Bios battery question

Lemon law

Lifer
Nov 6, 2005
20,984
3
0
To cut to the chase, in the last six weeks, my computer has gone from 100% reliable to totally squirrelelly.

Thus far I have replaced my sata HDD, but it refused to even format until I removed my bios battery when it refused to post. Waiting 20 minutes and loading bios defaults did the trick, I was able to format the drive, reinstall window, do the windows updates and reconfigure, and now its back to the same ole problems.

This morning it booted fine, lasted an hour or so and crashed, I did a reset, it again booted up and lasted 10 minutes, I reset again, and now it does nothing after I removed the bios battery and reinserted it a half hour later.

This a year old mobo, no visible bulged caps, power supply voltages have always been fine, memory has always passed mentest86, I am almost 100% sure its not a malware problem, but what to do now?????????????????????

Sadly, shorting pins 2&3 will not be easy because they are buried, now I am trying the remove the cmos battery trick for six hours at least.

And troubleshoot tips appreciated, but when it will not post or boot, I am clueless.
 

Pantlegz

Diamond Member
Jun 6, 2007
4,627
4
81
do you have any way of testing the psu voltage at the moment? It sounds like it took a dump. removing the CMOS battery for a second should be plenty.
 

jackschmittusa

Diamond Member
Apr 16, 2003
5,972
1
0
Shorting the pins and removing the battery do the same thing, they cut the battery out of the circuit. A minute should suffice for any tiny caps in the cmos chip to discharge.

Do you ever see any error messages? Bad batteries usually generate a "checksum error".

Doesn't sound like a thermal issue if it wouldn't boot after a half hour unpowered.

Do you turn your rig on and off frequently? Heating and cooling the parts can cause "thermal creep" where parts (cards in particular) work their way out of the slots from expanding and contracting. Pull the cards and re-insert them to fix this. Do the same to the ram while you are at it. Since the slots have spring loaded fingers in them, this also tends to clean any corrosion from the contacts.

Remove all of the mb power connectors, take a wire or paperclip and short the green wire to any black wire on the 24 pin mb power connector. The psu should start.

Lastly, try to start the rig with only 1 stick of ram, vid card, cpu/hsf powered (remove front panel connectors and other cards). If it starts then, hook one thing back up at a time. I have seen bad optical drives and cards create a "no boot" problem, especially after a thunderstorm.

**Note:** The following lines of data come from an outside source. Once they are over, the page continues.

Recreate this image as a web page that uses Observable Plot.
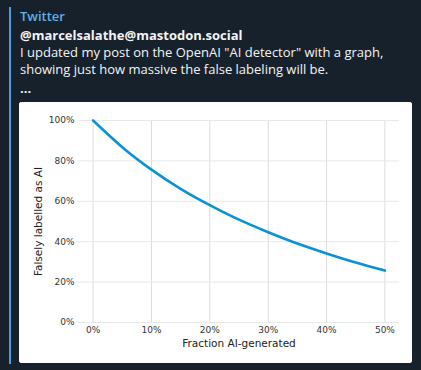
<!DOCTYPE html>
<html>
<head>
<meta charset="utf-8">
<script src="https://cdn.jsdelivr.net/npm/d3@7"></script>
<script src="https://cdn.jsdelivr.net/npm/@observablehq/plot@0.6"></script>
<style>
  html, body { margin: 0; padding: 0; }
  body { width: 421px; height: 370px; background: #17212b; position: relative; overflow: hidden; font-family: "Open Sans", sans-serif; }
  #bar { position: absolute; left: 9px; top: 7px; width: 2px; height: 357px; background: #4a9fe3; }
  .line { position: absolute; left: 20px; font-size: 13px; line-height: 17px; color: #f2f4f6; white-space: nowrap; }
  #title { top: 7.5px; color: #62aee9; font-weight: 600; }
  #handle { top: 26.5px; font-weight: 700; }
  #l1 { top: 44px; }
  #l2 { top: 61px; }
  #l3 { top: 82.5px; line-height: 10px; height: 10px; font-weight: 700; }
  #card { position: absolute; left: 19px; top: 102px; width: 393px; height: 261px; background: #ffffff; border-radius: 3px; overflow: hidden; }
  #card svg { display: block; }
</style>
</head>
<body>
<div id="bar"></div>
<div class="line" id="title">Twitter</div>
<div class="line" id="handle">@marcelsalathe@mastodon.social</div>
<div class="line" id="l1">I updated my post on the OpenAI "AI detector" with a graph,</div>
<div class="line" id="l2">showing just how massive the false labeling will be.</div>
<div class="line" id="l3">...</div>
<div id="card"></div>
<script>
const fractionAI = [0.00, 0.05, 0.10, 0.15, 0.20, 0.25, 0.30, 0.35, 0.40, 0.45, 0.50];
const falselyLabelled = [1.000, 0.868, 0.757, 0.662, 0.581, 0.509, 0.447, 0.391, 0.342, 0.297, 0.257];
const xTicks = [0, 0.1, 0.2, 0.3, 0.4, 0.5];
const yTicks = [0, 0.2, 0.4, 0.6, 0.8, 1.0];
const xLabel = "Fraction AI-generated";
const yLabel = "Falsely labelled as AI";

const data = fractionAI.map((x, i) => ({x, y: falselyLabelled[i]}));
const pct = d => Math.round(d * 100) + "%";

const chart = Plot.plot({
  width: 393,
  height: 261,
  marginLeft: 59,
  marginRight: 13,
  marginTop: 18,
  marginBottom: 41,
  style: {fontFamily: "DejaVu Sans", fontSize: "9px", color: "#333", background: "white"},
  x: {domain: [-0.025, 0.525]},
  y: {domain: [0, 1]},
  marks: [
    Plot.gridX(xTicks, {stroke: "#dcdcdc", strokeOpacity: 1, strokeWidth: 1}),
    Plot.gridY(yTicks, {stroke: "#e8e8e8", strokeOpacity: 1, strokeWidth: 1}),
    Plot.axisX(xTicks, {tickSize: 0, tickPadding: 4, tickFormat: pct, label: null, fontSize: 9}),
    Plot.axisY(yTicks, {tickSize: 0, tickPadding: 4, tickFormat: pct, label: null, fontSize: 9}),
    Plot.text([xLabel], {frameAnchor: "bottom", dy: 21, text: d => d, fontSize: 10.5, fill: "#222", lineAnchor: "middle", textAnchor: "middle"}),
    Plot.text([yLabel], {frameAnchor: "left", dx: -40, rotate: -90, text: d => d, fontSize: 10.5, fill: "#222", lineAnchor: "middle", textAnchor: "middle"}),
    Plot.line(data, {x: "x", y: "y", stroke: "#0a92d8", strokeWidth: 2.6, curve: "natural"})
  ]
});
document.getElementById("card").appendChild(chart);
</script>
</body>
</html>
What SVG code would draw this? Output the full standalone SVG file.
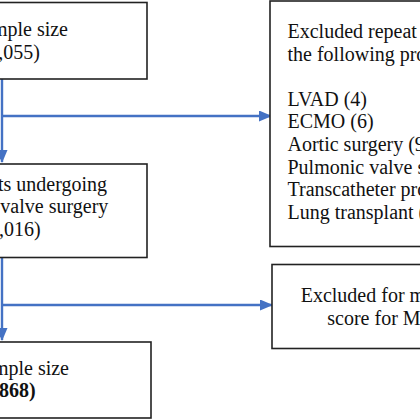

There are other things to try if these fail to find the problem.
 

pcgeek11

Lifer
Jun 12, 2005
22,418
5,019
136
This morning it booted fine, lasted an hour or so and crashed, I did a reset, it again booted up and lasted 10 minutes, I reset again, and now it does nothing after I removed the bios battery and reinserted it a half hour later.


After the machine is booted the BIOS information is running in RAM and the CMOS Battery has NO Effect at all. You could remove the BIOS chip at this point and the PC will never know the difference until you try and reboot. Basically it isn't a BIOS Battery problem.